Donald Trump at a rally in Boca Raton in March. (Daniel Owen / The Palm Beach Post)

Donald Trump at a rally in Boca Raton in March. (Daniel Owen / The Palm Beach Post)

At Donald Trump‘s 2016 campaign rallies, the answer was simple.

 

Crowds would chant “Build the wall!”

 

Then part-time Palm Beach resident Trump, theatrically putting a hand to his ear, would ask “Who’s going to pay for the wall?”

 

“Mexico!” the crowd would respond.

 

Late in the campaign, however, Trump began suggesting the U.S. might pay for his signature proposal to wall off the U.S. border with Mexico, then have Mexico reimburse the costs later.

 

“They’ll either pay directly or indirectly.
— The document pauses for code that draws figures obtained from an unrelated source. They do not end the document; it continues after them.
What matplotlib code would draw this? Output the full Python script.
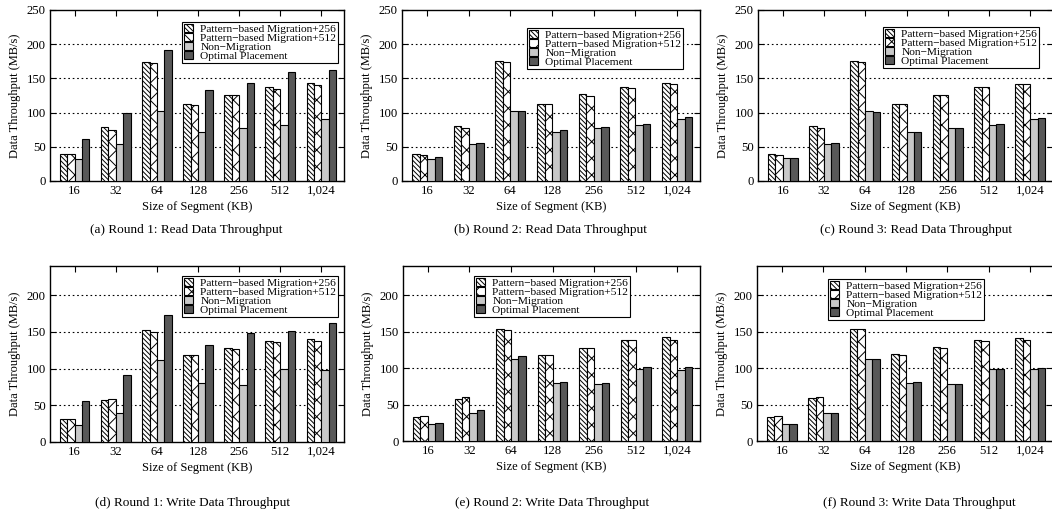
import matplotlib
matplotlib.use("Agg")
import matplotlib.pyplot as plt
import numpy as np
from matplotlib.patches import Patch

plt.rcParams['font.family'] = ['Liberation Serif', 'DejaVu Serif']
plt.rcParams['hatch.linewidth'] = 0.7

categories = ["16", "32", "64", "128", "256", "512", "1,024"]
series_names = ["Pattern\u2212based Migration+256", "Pattern\u2212based Migration+512",
                "Non\u2212Migration", "Optimal Placement"]

# Round 1 Read
r1_read_pm256 = [39, 79, 174, 112, 126, 137, 143]
r1_read_pm512 = [39, 75, 172, 111, 126, 134, 141]
r1_read_nonmig = [32, 54, 102, 72, 78, 82, 91]
r1_read_opt = [62, 99, 191, 133, 143, 159, 163]
# Round 2 Read
r2_read_pm256 = [39, 80, 175, 113, 127, 138, 144]
r2_read_pm512 = [38, 77, 174, 112, 124, 136, 142]
r2_read_nonmig = [32, 54, 102, 72, 78, 82, 91]
r2_read_opt = [35, 56, 103, 74, 79, 84, 93]
# Round 3 Read
r3_read_pm256 = [40, 80, 175, 113, 126, 138, 142]
r3_read_pm512 = [38, 78, 174, 112, 125, 137, 142]
r3_read_nonmig = [33, 54, 103, 72, 78, 82, 91]
r3_read_opt = [33, 55, 101, 72, 78, 83, 92]
# Round 1 Write
r1_write_pm256 = [32, 57, 153, 118, 128, 138, 141]
r1_write_pm512 = [32, 59, 150, 119, 127, 136, 138]
r1_write_nonmig = [23, 39, 112, 80, 78, 99, 98]
r1_write_opt = [56, 92, 173, 132, 148, 152, 162]
# Round 2 Write
r2_write_pm256 = [33, 58, 153, 118, 128, 139, 142]
r2_write_pm512 = [34, 60, 152, 118, 128, 138, 138]
r2_write_nonmig = [23, 39, 112, 80, 78, 99, 98]
r2_write_opt = [25, 42, 116, 81, 79, 101, 101]
# Round 3 Write
r3_write_pm256 = [33, 59, 153, 119, 129, 138, 141]
r3_write_pm512 = [34, 60, 153, 118, 127, 137, 139]
r3_write_nonmig = [23, 39, 112, 80, 78, 99, 99]
r3_write_opt = [23, 39, 113, 81, 78, 99, 100]

captions = ["(a) Round 1: Read Data Throughput", "(b) Round 2: Read Data Throughput",
            "(c) Round 3: Read Data Throughput", "(d) Round 1: Write Data Throughput",
            "(e) Round 2: Write Data Throughput", "(f) Round 3: Write Data Throughput"]

panels = [
    [r1_read_pm256, r1_read_pm512, r1_read_nonmig, r1_read_opt],
    [r2_read_pm256, r2_read_pm512, r2_read_nonmig, r2_read_opt],
    [r3_read_pm256, r3_read_pm512, r3_read_nonmig, r3_read_opt],
    [r1_write_pm256, r1_write_pm512, r1_write_nonmig, r1_write_opt],
    [r2_write_pm256, r2_write_pm512, r2_write_nonmig, r2_write_opt],
    [r3_write_pm256, r3_write_pm512, r3_write_nonmig, r3_write_opt],
]

W, H = 1052, 517
fig = plt.figure(figsize=(W / 100, H / 100), dpi=100)

# (left, right, top, bottom) in pixels
boxes = [(50, 344, 10, 181), (402, 700, 10, 181), (758, 1053, 10, 181),
         (50, 344, 266, 442), (403, 700, 266, 441), (757, 1053, 266, 441)]
# legend upper-left corner in pixels
leg_pos = [(182, 22), (527, 28), (883, 27), (182, 276), (474, 276), (828, 279)]
cap_x = [186, 550, 916, 193, 552, 919]

fills = ['white', 'white', '#c8c8c8', '#585858']
hatches = ['\\' * 7, 'xx', None, None]

x = np.arange(len(categories))
bw = 0.18
for i, data in enumerate(panels):
    l, r, t, b = boxes[i]
    ax = fig.add_axes([l / W, 1 - b / H, (r - l) / W, (b - t) / H])
    for k in range(4):
        ax.bar(x + (k - 1.5) * bw, data[k], bw, color=fills[k], edgecolor='black',
               linewidth=0.8, hatch=hatches[k], zorder=3)
    ax.set_xlim(-0.6, 6.55)
    if i < 3:
        ax.set_ylim(0, 250)
        ax.set_yticks([0, 50, 100, 150, 200, 250])
    else:
        ax.set_ylim(0, 240)
        ax.set_yticks([0, 50, 100, 150, 200])
    for gv in [50, 100, 150, 200]:
        ax.axhline(gv, color='black', linestyle=(0, (1.5, 2.5)), linewidth=0.8, zorder=1)
    ax.set_xticks(x)
    ax.set_xticklabels(categories)
    ax.tick_params(direction='in', top=True, right=True, labelsize=9.2, length=4, width=0.8, pad=3)
    for s in ax.spines.values():
        s.set_linewidth(1.0)
    ax.set_xlabel("Size of Segment (KB)", fontsize=9, labelpad=3)
    ax.set_ylabel("Data Throughput (MB/s)", fontsize=9, labelpad=4)
    handles = [Patch(facecolor=fills[k], edgecolor='black', hatch=hatches[k], linewidth=0.8)
               for k in range(4)]
    lx, ly = leg_pos[i]
    leg = ax.legend(handles, series_names, loc='upper left',
                    bbox_to_anchor=(lx / W, 1 - ly / H), bbox_transform=fig.transFigure,
                    fontsize=8.2, frameon=True, fancybox=False, framealpha=1,
                    edgecolor='black', borderpad=0.2, labelspacing=-0.1,
                    handlelength=0.8, handleheight=0.7, handletextpad=0.6, borderaxespad=0)
    leg.get_frame().set_linewidth(0.8)
    leg.set_zorder(5)
    cy = 230 if i < 3 else 503
    fig.text(cap_x[i] / W, 1 - cy / H, captions[i], ha='center', va='center', fontsize=9.5)

fig.savefig("out.png", dpi=100)
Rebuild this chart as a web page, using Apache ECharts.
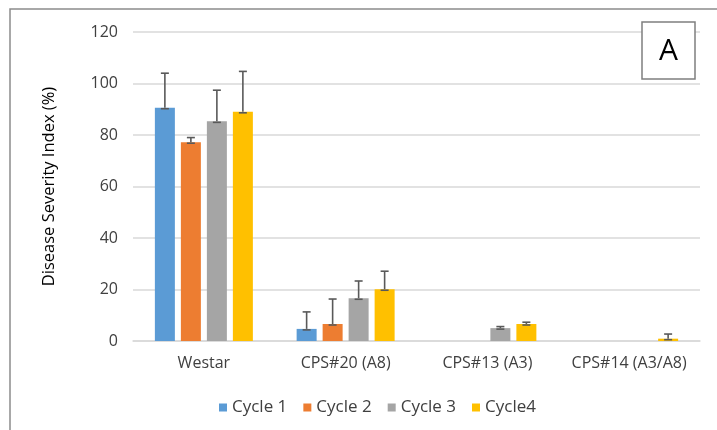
<!DOCTYPE html>
<html>
<head>
<meta charset="utf-8">
<script src="https://cdn.jsdelivr.net/npm/echarts@6/dist/echarts.min.js"></script>
<style>html,body{margin:0;padding:0;background:#fff;}#c{width:717px;height:430px;}</style>
</head>
<body>
<div id="c"></div>
<script>
const categories = ['Westar', 'CPS#20 (A8)', 'CPS#13 (A3)', 'CPS#14 (A3/A8)'];
const seriesNames = ['Cycle 1', 'Cycle 2', 'Cycle 3', 'Cycle4'];
const cycle1 = [90.6, 4.7, 0, 0];
const cycle2 = [77.2, 6.6, 0, 0];
const cycle3 = [85.3, 16.6, 5.0, 0];
const cycle4 = [89.0, 20.1, 6.6, 0.9];
const err1 = [13.4, 6.6, 0, 0];
const err2 = [1.8, 9.7, 0, 0];
const err3 = [12.1, 6.7, 0.6, 0];
const err4 = [15.7, 7.0, 0.7, 1.8];
const yTicks = [0, 20, 40, 60, 80, 100, 120];

const colors = ['#5B9BD5', '#ED7D31', '#A5A5A5', '#FFC000'];
const values = [cycle1, cycle2, cycle3, cycle4];
const errs = [err1, err2, err3, err4];
const BAR_W = 20, BAR_GAP = 6;
const FONT = "'Open Sans', 'Noto Sans', sans-serif";

const chart = echarts.init(document.getElementById('c'));
const series = [];
values.forEach((vals, i) => {
  series.push({
    name: seriesNames[i], type: 'bar', data: vals,
    barWidth: BAR_W, barGap: (BAR_GAP / BAR_W * 100) + '%',
    itemStyle: { color: colors[i] }, z: 2
  });
});
values.forEach((vals, i) => {
  const data = vals.map((v, k) => [k, v, errs[i][k]]);
  series.push({
    type: 'custom', name: seriesNames[i] + ' err', z: 5, silent: true,
    data: data,
    renderItem: function (params, api) {
      const e = api.value(2);
      if (!e) return null;
      const off = (i - 1.5) * (BAR_W + BAR_GAP);
      const base = api.coord([api.value(0), api.value(1)]);
      const top = api.coord([api.value(0), api.value(1) + e]);
      const x = base[0] + off;
      const st = { stroke: '#595959', lineWidth: 1.6 };
      return { type: 'group', children: [
        { type: 'line', shape: { x1: x, y1: base[1], x2: x, y2: top[1] }, style: st },
        { type: 'line', shape: { x1: x - 4, y1: top[1], x2: x + 4, y2: top[1] }, style: st },
        { type: 'line', shape: { x1: x - 4, y1: base[1] + 1, x2: x + 4, y2: base[1] + 1 }, style: st }
      ]};
    }
  });
});

chart.setOption({
  animation: false,
  textStyle: { fontFamily: FONT },
  grid: { left: 133, right: 17, top: 32, bottom: 89 },
  legend: {
    data: seriesNames, left: 214, top: 394,
    icon: 'rect', itemWidth: 8, itemHeight: 8, itemGap: 16,
    textStyle: { fontSize: 17, color: '#404040', fontFamily: FONT }
  },
  xAxis: {
    type: 'category', data: categories,
    axisLine: { lineStyle: { color: '#d9d9d9', width: 1.5 } },
    axisTick: { show: false },
    axisLabel: { interval: 0, fontSize: 16, color: '#404040', margin: 14, fontFamily: FONT }
  },
  yAxis: {
    type: 'value', min: yTicks[0], max: yTicks[yTicks.length - 1], interval: 20,
    name: 'Disease Severity Index (%)', nameLocation: 'middle', nameGap: 75,
    nameTextStyle: { fontSize: 16.5, color: '#000', fontFamily: FONT },
    axisLine: { show: false }, axisTick: { show: false },
    axisLabel: { fontSize: 16, color: '#404040', margin: 15, fontFamily: FONT },
    splitLine: { lineStyle: { color: '#d9d9d9', width: 1.5 } }
  },
  graphic: [
    { type: 'rect', shape: { x: 10, y: 9, width: 800, height: 500 }, style: { fill: 'none', stroke: '#8c8c8c', lineWidth: 1.5 }, silent: true },
    { type: 'rect', shape: { x: 642, y: 22, width: 53, height: 57 }, style: { fill: '#fff', stroke: '#7f7f7f', lineWidth: 1.5 }, z: 10 },
    { type: 'text', x: 668.5, y: 51, z: 11, style: { text: 'A', fontSize: 30, fontFamily: FONT, fill: '#000', textAlign: 'center', textVerticalAlign: 'middle' } }
  ],
  series: series
});
</script>
</body>
</html>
That’s the same thing,” Trump said in an exclusive interview with The Palm Beach Post in October.

 

Now that Trump is president, House Speaker Paul Ryan this week says he’s expecting the White House to ask taxpayers to spend $15 million on the wall with hopes of recovering the money later.

 

Trump today spent an hour talking on the phone with Mexican President Enrique Peña Nieto, who on Thursday canceled plans to meet with Trump next week.

 

“With respect to payment for the border wall, both presidents recognize their clear and very public differences of positions on this issue but have agreed to work these differences out as part of a comprehensive discussion on all aspects of the bilateral relationship,” a White House statement says.

 

Here’s the full statement:

 

Joint Statement on U.S.-Mexico Relations

 

The United States President Donald J. Trump and Mexican President Enrique Peña Nieto spoke by phone this morning for an hour.  The call was mutually arranged by their teams.  

 

The two had a productive and constructive call regarding the bilateral relationship between the two countries, the current trade deficit the United States has with Mexico, the importance of the friendship between the two nations, and the need for the two nations to work together to stop drug cartels, drug trafficking and illegal guns and arms sales.

 

With respect to payment for the border wall, both presidents recognize their clear and very public differences of positions on this issue but have agreed to work these differences out as part of a comprehensive discussion on all aspects of the bilateral relationship. 

 

Both presidents have instructed their teams to continue the dialogue to strengthen this important strategic and economic relationship in a constructive way.